— Supplied data —
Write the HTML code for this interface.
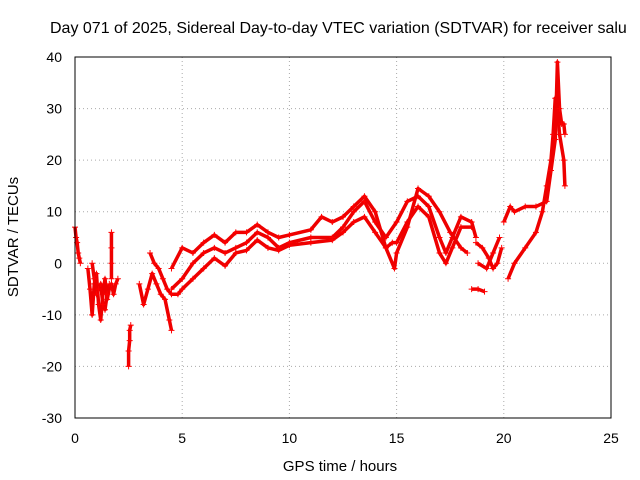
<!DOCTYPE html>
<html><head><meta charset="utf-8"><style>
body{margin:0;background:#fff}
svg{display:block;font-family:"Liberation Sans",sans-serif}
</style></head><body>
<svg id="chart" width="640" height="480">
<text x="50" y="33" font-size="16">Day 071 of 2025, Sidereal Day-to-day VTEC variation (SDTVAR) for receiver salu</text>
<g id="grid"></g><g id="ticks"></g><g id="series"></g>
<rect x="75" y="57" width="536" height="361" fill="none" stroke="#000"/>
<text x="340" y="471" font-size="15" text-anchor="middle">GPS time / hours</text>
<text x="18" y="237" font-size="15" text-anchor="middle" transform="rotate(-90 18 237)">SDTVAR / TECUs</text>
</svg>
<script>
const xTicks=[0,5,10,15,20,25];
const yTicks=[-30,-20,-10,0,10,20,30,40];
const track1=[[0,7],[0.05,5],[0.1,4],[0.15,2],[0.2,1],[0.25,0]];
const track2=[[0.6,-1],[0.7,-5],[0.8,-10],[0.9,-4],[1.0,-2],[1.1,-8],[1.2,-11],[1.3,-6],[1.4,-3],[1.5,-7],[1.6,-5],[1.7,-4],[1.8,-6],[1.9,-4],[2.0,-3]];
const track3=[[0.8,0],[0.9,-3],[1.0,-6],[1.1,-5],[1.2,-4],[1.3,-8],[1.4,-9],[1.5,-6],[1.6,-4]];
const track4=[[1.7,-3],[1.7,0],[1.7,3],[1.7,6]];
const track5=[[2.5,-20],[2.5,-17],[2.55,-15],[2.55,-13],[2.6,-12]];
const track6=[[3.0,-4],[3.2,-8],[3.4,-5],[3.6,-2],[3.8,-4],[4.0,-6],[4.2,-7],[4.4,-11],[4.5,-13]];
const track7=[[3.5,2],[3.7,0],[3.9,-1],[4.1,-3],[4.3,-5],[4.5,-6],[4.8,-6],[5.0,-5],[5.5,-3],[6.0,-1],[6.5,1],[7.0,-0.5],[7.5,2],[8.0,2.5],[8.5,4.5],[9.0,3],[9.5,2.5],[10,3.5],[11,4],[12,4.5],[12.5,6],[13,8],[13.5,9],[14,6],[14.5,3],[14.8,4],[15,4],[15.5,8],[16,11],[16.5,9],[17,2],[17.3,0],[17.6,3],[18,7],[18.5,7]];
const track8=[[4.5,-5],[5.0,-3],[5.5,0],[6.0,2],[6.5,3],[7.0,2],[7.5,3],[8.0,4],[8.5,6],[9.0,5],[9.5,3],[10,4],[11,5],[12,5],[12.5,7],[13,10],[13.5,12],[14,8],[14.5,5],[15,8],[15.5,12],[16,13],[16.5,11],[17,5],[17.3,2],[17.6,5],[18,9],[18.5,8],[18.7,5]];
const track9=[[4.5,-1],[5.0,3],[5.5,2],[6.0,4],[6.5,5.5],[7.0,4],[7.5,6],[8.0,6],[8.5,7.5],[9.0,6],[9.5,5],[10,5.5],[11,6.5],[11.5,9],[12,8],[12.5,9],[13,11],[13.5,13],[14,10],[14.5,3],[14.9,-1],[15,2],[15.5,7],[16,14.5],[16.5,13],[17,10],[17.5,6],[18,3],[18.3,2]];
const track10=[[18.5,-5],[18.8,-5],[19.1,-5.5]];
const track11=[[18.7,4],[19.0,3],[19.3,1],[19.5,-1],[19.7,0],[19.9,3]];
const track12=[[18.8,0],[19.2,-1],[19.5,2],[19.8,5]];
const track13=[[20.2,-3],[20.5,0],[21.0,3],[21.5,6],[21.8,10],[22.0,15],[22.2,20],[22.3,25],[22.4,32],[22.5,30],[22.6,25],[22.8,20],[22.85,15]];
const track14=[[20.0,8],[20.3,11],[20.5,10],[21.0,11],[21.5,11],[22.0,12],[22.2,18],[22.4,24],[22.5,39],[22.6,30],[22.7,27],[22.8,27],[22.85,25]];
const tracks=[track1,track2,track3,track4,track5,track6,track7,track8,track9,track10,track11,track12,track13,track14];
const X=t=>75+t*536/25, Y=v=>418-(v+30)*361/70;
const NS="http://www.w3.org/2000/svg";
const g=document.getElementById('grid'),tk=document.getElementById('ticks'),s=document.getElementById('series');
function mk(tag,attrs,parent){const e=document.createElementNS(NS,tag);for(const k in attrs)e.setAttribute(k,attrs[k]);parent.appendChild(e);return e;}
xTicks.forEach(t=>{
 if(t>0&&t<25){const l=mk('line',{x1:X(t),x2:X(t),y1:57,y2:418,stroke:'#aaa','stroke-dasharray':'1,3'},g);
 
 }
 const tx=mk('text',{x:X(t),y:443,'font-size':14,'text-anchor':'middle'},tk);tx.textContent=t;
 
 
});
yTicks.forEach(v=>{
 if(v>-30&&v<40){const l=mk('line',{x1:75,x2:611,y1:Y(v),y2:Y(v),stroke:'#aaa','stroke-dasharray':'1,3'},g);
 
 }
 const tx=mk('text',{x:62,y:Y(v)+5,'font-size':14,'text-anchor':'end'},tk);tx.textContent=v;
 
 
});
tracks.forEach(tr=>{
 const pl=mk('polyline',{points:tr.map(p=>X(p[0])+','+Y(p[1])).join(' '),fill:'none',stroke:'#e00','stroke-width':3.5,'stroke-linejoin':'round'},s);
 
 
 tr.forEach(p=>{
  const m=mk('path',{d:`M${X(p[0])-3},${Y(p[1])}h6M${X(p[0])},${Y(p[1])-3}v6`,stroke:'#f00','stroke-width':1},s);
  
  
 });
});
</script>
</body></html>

---

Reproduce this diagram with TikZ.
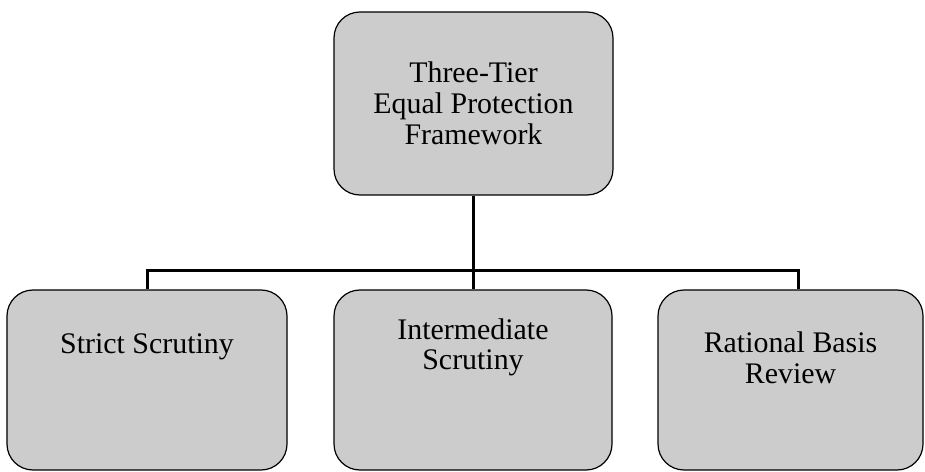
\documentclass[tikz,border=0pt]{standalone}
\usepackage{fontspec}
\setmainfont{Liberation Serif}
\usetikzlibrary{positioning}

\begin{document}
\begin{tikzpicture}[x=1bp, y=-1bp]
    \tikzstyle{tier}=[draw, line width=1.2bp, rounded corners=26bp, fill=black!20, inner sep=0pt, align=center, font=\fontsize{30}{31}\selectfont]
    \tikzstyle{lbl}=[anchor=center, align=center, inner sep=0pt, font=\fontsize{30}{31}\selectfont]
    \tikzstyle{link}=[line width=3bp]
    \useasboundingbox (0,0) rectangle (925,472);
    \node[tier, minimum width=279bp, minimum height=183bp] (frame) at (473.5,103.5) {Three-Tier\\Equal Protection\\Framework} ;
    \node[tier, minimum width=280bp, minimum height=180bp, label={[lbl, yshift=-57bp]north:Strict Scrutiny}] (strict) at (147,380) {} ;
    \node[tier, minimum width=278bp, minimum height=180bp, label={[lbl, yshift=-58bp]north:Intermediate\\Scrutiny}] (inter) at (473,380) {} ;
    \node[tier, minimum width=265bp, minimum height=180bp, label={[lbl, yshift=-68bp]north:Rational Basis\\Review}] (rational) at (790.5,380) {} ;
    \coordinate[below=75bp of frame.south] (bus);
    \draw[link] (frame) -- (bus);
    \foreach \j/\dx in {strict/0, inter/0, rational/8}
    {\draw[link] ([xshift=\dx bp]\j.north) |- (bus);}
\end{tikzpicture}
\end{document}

— Your objective —
All lines in the data that contain the word "this" should be copied.

— Response —
Write the HTML code for this interface.
Reproduce this diagram with TikZ.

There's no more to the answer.